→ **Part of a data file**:
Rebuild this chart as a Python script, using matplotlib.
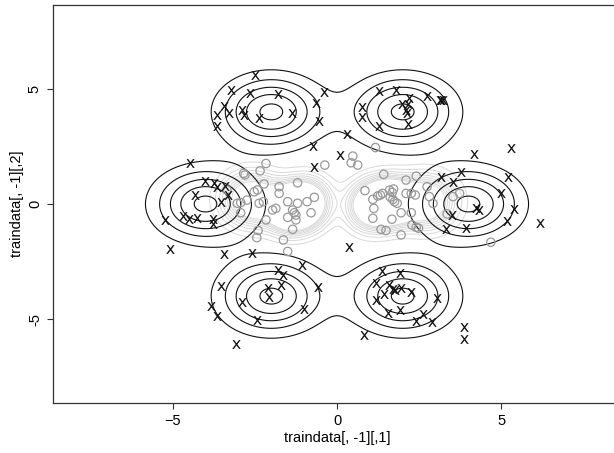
import numpy as np
import matplotlib
matplotlib.use("Agg")
import matplotlib.pyplot as plt

plt.rcParams['font.family'] = ['Liberation Sans', 'DejaVu Sans']

# centros de las gaussianas de la clase "x" (sigma = 1)
x_centers = [(-2, 4), (2, 4), (-4, 0), (4, 0), (-2, -4), (2, -4)]
x_levels = [0.005, 0.01, 0.015, 0.02, 0.025]

# aproximación de la densidad de la clase "o" (centro, sx, sy, peso)
o_centers = [(-1.4, -0.2), (-2.6, 0.2), (-0.9, 0.1), (1.6, 0.1), (2.7, 0.1), (1.0, -0.1)]
o_sx = [0.45, 0.55, 0.45, 0.45, 0.55, 0.45]
o_sy = [0.6, 0.7, 0.65, 0.6, 0.7, 0.65]
o_w = [0.35, 0.3, 0.2, 0.35, 0.3, 0.2]
o_levels = [0.005, 0.01, 0.015, 0.02, 0.025, 0.03, 0.035, 0.04]

# puntos clase x
px_x = [-2.5, -3.21, -2.65, -1.81, -0.41, -0.64, -3.45, -3.28, -3.66, -2.88,
        -2.84, -2.36, -1.37, -0.54, -3.66, -0.74, 0.1, 0.3, -0.69,
        1.29, 1.78, 2.2, 2.74, 3.12, 3.17, 3.22, 0.75, 0.75, 1.97, 2.15,
        2.1, 2.13, 1.27, 2.17, 4.17, 5.3,
        3.15, 3.76, 3.53, 5.2, 4.98, 5.38, 4.24, 4.31, 5.17, 6.17, 3.51,
        3.32, 3.93, 0.38,
        -4.47, -4.01, -3.74, -3.66, -3.41, -3.31, -4.32, -3.54, -5.23, -4.7,
        -4.5, -4.27, -3.76, -3.78, -5.08, -3.45, -2.59,
        -1.05, -1.81, -1.63, -3.54, -2.11, -1.71, -2.06, -0.57, -3.82, -3.64,
        -2.9, -1.0, -2.44, -3.08,
        1.36, 1.92, 1.19, 1.58, 1.7, 1.75, 1.95, 2.26, 1.42, 1.19, 3.04,
        1.55, 1.92, 2.39, 2.63, 2.9, 0.81, 3.85, 3.85]
py_x = [5.58, 4.97, 4.83, 4.79, 4.86, 4.39, 4.24, 3.95, 3.85, 4.1,
        3.85, 3.74, 3.95, 3.61, 3.38, 2.51, 2.12, 3.06, 1.59,
        4.89, 4.94, 4.62, 4.68, 4.5, 4.5, 4.5, 4.19, 3.78, 4.33, 4.36,
        4.07, 3.95, 3.39, 3.49, 2.15, 2.41,
        1.16, 1.4, 0.97, 1.16, 0.46, -0.22, -0.19, -0.26, -0.72, -0.81, -0.48,
        -1.1, -1.05, -1.85,
        1.76, 1.01, 0.92, 0.72, 0.78, 0.39, 0.39, 0.1, -0.69, -0.52,
        -0.65, -0.59, -0.65, -0.88, -1.95, -2.18, -2.13,
        -2.67, -2.86, -3.07, -3.54, -3.65, -3.51, -4.04, -3.62, -4.42, -4.88,
        -4.26, -4.55, -5.05, -6.06,
        -2.93, -3.0, -3.41, -3.51, -3.69, -3.75, -3.65, -3.82, -3.91, -4.16, -4.08,
        -4.73, -4.59, -5.06, -4.76, -5.12, -5.67, -5.35, -5.86]

# puntos clase o
px_o = [-2.16, -2.34, -2.84, -2.8, -1.2, -0.37, -1.76, -1.76, -2.22, -2.52,
        -2.42, -3.35, -3.03, -2.93, -2.74, -2.37, -2.24, -2.93, -1.96, -1.86,
        -1.5, -1.2, -0.91, -0.69, -1.35, -1.3, -1.25, -1.5, -1.25, -0.79,
        -2.16, -2.4, -2.44, -1.35, -1.63, -1.5,
        1.17, 0.48, 0.43, 0.63, 1.42, 0.85, 1.09, 1.12, 1.24, 1.32, 1.39,
        1.6, 1.68, 1.72, 1.62, 1.7, 2.1, 2.41, 2.1, 2.26, 2.38, 2.74, 2.81,
        2.92, 3.53, 3.73, 1.95, 2.26, 1.67, 1.09, 1.34, 1.49, 2.28, 2.41,
        2.48, 1.95, 3.35, 4.68, 1.75, 1.83]
py_o = [1.76, 1.44, 1.33, 1.26, 0.92, 1.69, 0.75, 0.46, 0.87, 0.53,
        0.61, 0.61, 0.03, 0.06, 0.17, 0.03, 0.1, -0.38, -0.26, -0.19,
        0.1, 0.03, 0.1, 0.29, -0.26, -0.38, -0.48, -0.58, -0.69, -0.38,
        -0.69, -1.15, -1.46, -1.1, -1.56, -2.06,
        2.45, 2.08, 1.79, 1.69, 1.29, 0.58, 0.2, -0.19, 0.35, 0.39, 0.46,
        0.6, 0.5, 0.65, 0.3, 0.2, 1.04, 1.21, 0.46, 0.46, 0.39, 0.75, 0.32,
        0.03, 0.32, 0.46, -0.38, -0.38, -0.66, -0.62, -1.1, -1.15, -0.91, -1.01,
        -1.05, -1.34, -0.43, -1.66, 0.1, 0.03]


def gauss2d(X, Y, cx, cy, sx, sy):
    return np.exp(-0.5 * (((X - cx) / sx) ** 2 + ((Y - cy) / sy) ** 2)) / (2 * np.pi * sx * sy)


g = np.linspace(-8, 8, 401)
GX, GY = np.meshgrid(g, g)

dens_x = sum(gauss2d(GX, GY, cx, cy, 1.0, 1.0) for cx, cy in x_centers) / len(x_centers)
dens_o = sum(w * gauss2d(GX, GY, c[0], c[1], sx, sy)
             for c, sx, sy, w in zip(o_centers, o_sx, o_sy, o_w)) / sum(o_w)

fig = plt.figure(figsize=(6.14, 4.53), dpi=100)
ax = fig.add_axes([53 / 614, 1 - 403 / 453, 568 / 614, 398 / 453])

ax.contour(GX, GY, dens_o, levels=o_levels, colors='#d8d8d8', linewidths=0.7)
ax.contour(GX, GY, dens_x, levels=x_levels, colors='#111111', linewidths=0.8)

ax.scatter(px_o, py_o, s=36, facecolors='none', edgecolors='#999999', linewidths=0.9, zorder=3)
ax.scatter(px_x, py_x, s=40, marker='$\\mathsf{x}$', color='#111111', linewidths=0, zorder=4)

ax.set_xlim(-8.64, 8.64)
ax.set_ylim(-8.64, 8.64)
ax.set_xticks([-5, 0, 5])
ax.set_yticks([-5, 0, 5])
ax.set_yticklabels(['-5', '0', '5'], rotation=90, va='center')
ax.tick_params(labelsize=10.5, length=4, width=0.8, color='#333333', pad=4)
for sp in ax.spines.values():
    sp.set_linewidth(0.9)
    sp.set_color('#333333')
ax.spines['right'].set_visible(False)

ax.set_xlabel('traindata[, -1][,1]', fontsize=10.5, labelpad=2)
ax.set_ylabel('traindata[, -1][,2]', fontsize=10.5, labelpad=3)

fig.savefig('out.png', dpi=100)
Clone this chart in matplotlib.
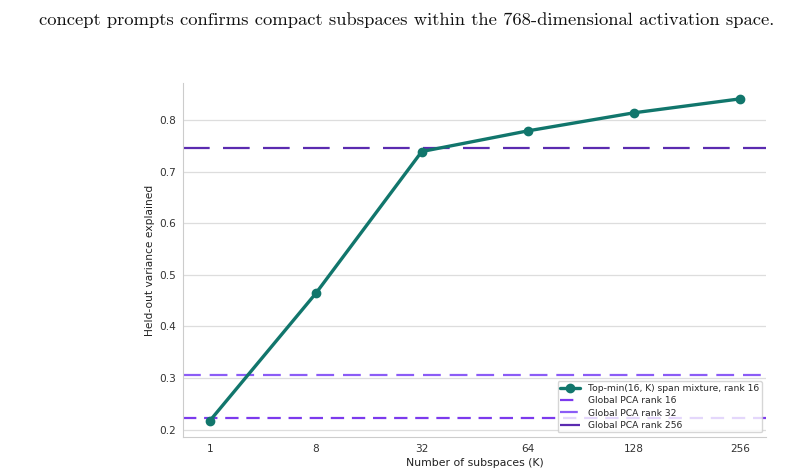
import matplotlib.pyplot as plt
import seaborn as sns

# Data
k_labels = ["1", "8", "32", "64", "128", "256"]
mixture_var = [0.217, 0.464, 0.739, 0.779, 0.814, 0.841]
pca_rank16 = 0.223
pca_rank32 = 0.306
pca_rank256 = 0.746

caption = "concept prompts confirms compact subspaces within the 768-dimensional activation space."

sns.set_style("whitegrid")
plt.rcParams['font.family'] = ['DejaVu Sans']

fig = plt.figure(figsize=(8, 4.73), dpi=100)
ax = fig.add_axes([0.229, 0.076, 0.729, 0.749])

x = list(range(len(k_labels)))
ax.plot(x, mixture_var, color="#11766c", lw=2.4, marker="o", ms=6,
        label="Top-min(16, K) span mixture, rank 16", zorder=3)
ax.axhline(pca_rank16, color="#7c3aed", lw=1.6, dashes=(6, 3.5),
           label="Global PCA rank 16")
ax.axhline(pca_rank32, color="#8b5cf6", lw=1.6, dashes=(8, 4),
           label="Global PCA rank 32")
ax.axhline(pca_rank256, color="#5b2bb0", lw=1.6, dashes=(12, 6),
           label="Global PCA rank 256")

ax.set_xticks(x)
ax.set_xticklabels(k_labels)
ax.set_yticks([0.2, 0.3, 0.4, 0.5, 0.6, 0.7, 0.8])
ax.tick_params(labelsize=7.6, colors="#333333", length=0, pad=5)
ax.set_xlabel("Number of subspaces (K)", fontsize=7.8, color="#222222", labelpad=3)
ax.set_ylabel("Held-out variance explained", fontsize=7.7, color="#222222", labelpad=3)

ax.grid(axis="x", visible=False)
ax.grid(axis="y", color="#dddddd", lw=0.9)
for side in ["top", "right"]:
    ax.spines[side].set_visible(False)
for side in ["left", "bottom"]:
    ax.spines[side].set_color("#cccccc")

ax.legend(loc="lower right", fontsize=6.6, frameon=True, borderpad=0.3,
          labelspacing=0.35, handlelength=2.2)

fig.text(0.508, 0.957, caption, ha="center", va="center", fontsize=13.4,
         family="cmr10", color="#111111")

fig.savefig("out.png", dpi=100)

→ **What this task involves**:
Stop after the line containing "o_levels = [0.005, 0.01, 0.015, 0.02, 0.025, 0.03, 0.035, 0.04]": copy the records exactly from the first line up to there, leaving pictures out.

→ **Result of the task**:
Rebuild this chart as a Python script, using matplotlib.
import numpy as np
import matplotlib
matplotlib.use("Agg")
import matplotlib.pyplot as plt

plt.rcParams['font.family'] = ['Liberation Sans', 'DejaVu Sans']

# centros de las gaussianas de la clase "x" (sigma = 1)
x_centers = [(-2, 4), (2, 4), (-4, 0), (4, 0), (-2, -4), (2, -4)]
x_levels = [0.005, 0.01, 0.015, 0.02, 0.025]

# aproximación de la densidad de la clase "o" (centro, sx, sy, peso)
o_centers = [(-1.4, -0.2), (-2.6, 0.2), (-0.9, 0.1), (1.6, 0.1), (2.7, 0.1), (1.0, -0.1)]
o_sx = [0.45, 0.55, 0.45, 0.45, 0.55, 0.45]
o_sy = [0.6, 0.7, 0.65, 0.6, 0.7, 0.65]
o_w = [0.35, 0.3, 0.2, 0.35, 0.3, 0.2]
o_levels = [0.005, 0.01, 0.015, 0.02, 0.025, 0.03, 0.035, 0.04]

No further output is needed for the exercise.